Saturday, February 22, 2014

Mussorgsky and Stravinsky

In a previous post (I think it was my longest yet), I said that Mussorgsky's style could almost not be described as Romantic, despite the time in which he lived.  As we get into more and more bizarre art, I think that Mussorgsky was way ahead of his time, and may have done exactly what Stravinsky and Co. were going for.  Stravinsky's The Rite of Spring (there is a definite "the" in the title here too) was so controversial and revolutionary because it was deliberately somewhat ugly, wild, unrefined, and inelegant--which are all exactly how Mussorgsky's style is generally characterized, although it is generally branded as Russian nationalism (Stravinsky was also portraying Russia's roots...)  Another piece that shows Mussorgsky at his most inelegant (his critics would say "technically incompetent," and there might be something to that) is St.
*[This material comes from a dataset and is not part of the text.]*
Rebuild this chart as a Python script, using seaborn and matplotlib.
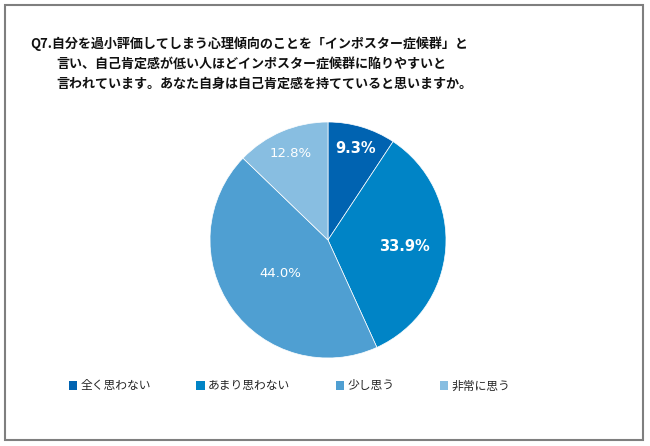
import numpy as np
import matplotlib
matplotlib.use('Agg')
import matplotlib.pyplot as plt
import seaborn as sns
from matplotlib.patches import Patch, Rectangle

# --- データ ---
categories = ['全く思わない', 'あまり思わない', '少し思う', '非常に思う']
shares = [9.3, 33.9, 44.0, 12.8]
title_lines = [
    'Q7.自分を過小評価してしまう心理傾向のことを「インポスター症候群」と',
    '言い、自己肯定感が低い人ほどインポスター症候群に陥りやすいと',
    '言われています。あなた自身は自己肯定感を持てていると思いますか。',
]

sns.set_theme(style='white')
plt.rcParams['font.family'] = ['Noto Sans CJK JP', 'DejaVu Sans']

colors = ['#0063b1', '#0084c6', '#4f9fd2', '#88bee1']
label_radius = [0.81, 0.65, 0.49, 0.80]
label_bold = [True, True, False, False]

W, H = 650, 446
fig = plt.figure(figsize=(6.5, 4.46), dpi=100)

# 円グラフ（中心 328,240 / 半径 118 px）
cx, cy, r = 328, 240, 118
ax = fig.add_axes([(cx - r) / W, (H - cy - r) / H, 2 * r / W, 2 * r / H])
wedges, texts, autotexts = ax.pie(
    shares, colors=colors, startangle=90, counterclock=False,
    autopct='%.1f%%', wedgeprops=dict(edgecolor='white', linewidth=0.5),
    textprops=dict(color='white', family='DejaVu Sans'))
ax.set_xlim(-1, 1)
ax.set_ylim(-1, 1)
ax.set_aspect('equal')

# ラベル位置をスライスごとに調整
for w, t, rad, bold in zip(wedges, autotexts, label_radius, label_bold):
    ang = np.deg2rad((w.theta1 + w.theta2) / 2)
    t.set_position((rad * np.cos(ang), rad * np.sin(ang)))
    t.set_fontweight('bold' if bold else 'normal')
    t.set_fontsize(10.5 if bold else 9.5)

# タイトル
title_pos = [(30, 44), (56, 64), (56, 84)]
for (x, y), line in zip(title_pos, title_lines):
    fig.text(x / W, 1 - y / H, line, fontsize=9.4, fontweight='bold',
             color='#111111', va='center', ha='left')

# 凡例
handles = [Patch(facecolor=c, edgecolor='none') for c in colors]
fig.legend(handles, categories, loc='center left',
           bbox_to_anchor=(58 / W, 1 - 386 / H), ncol=4, frameon=False,
           fontsize=8.5, handlelength=0.7, handleheight=0.7,
           handletextpad=0.3, columnspacing=3.85, labelcolor='#262626')

# 外枠
fig.patches.append(Rectangle((5 / W, 1 - 440 / H), 638 / W, 435 / H,
                             transform=fig.transFigure, fill=False,
                             edgecolor='#7f7f7f', linewidth=1.5))

fig.savefig('out.png', dpi=100, facecolor='white')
John's Eve on Bald Mountain, usually known as Night on Bald Mountain, a tone poem that portrays a witch's sabbath on a mountain at night.  It is almost exclusively known in a version very thoroughly revised by Rimsky-Korsakov, which makes for much easier listening but sounds like Rimsky-Korsakov, whose style is in many ways opposite to that of Mussorgsky.  Here is a recording of the original:

The bizarre orchestration, fragmented development, and overall ugliness of the piece, as well as its nightmarish subject matter, are a stark contrast to Rimsky-Korsakov's perfect orchestration and carefully structured pieces.  It's not much of a contrast at all, though, to Stravinsky's The Rite of Spring--in fact, I think that Night on Bald Mountain in this version is strangely more disconcerting; at least there's a single idea that's fairly clearly expressed in The Rite of Spring.  At best, Mussorgsky's piece is revolutionary, keeping the listener off balance in a fashion that mirrors his subject.  At worst, it is an incompetent, aimless mashup of half-written ideas.  I personally love this piece; whether or not Mussorgsky was actually capable of writing in a more traditional style, I think he still managed to achieve a spot-on tone for this piece by leaving it, in a sense, only partially written.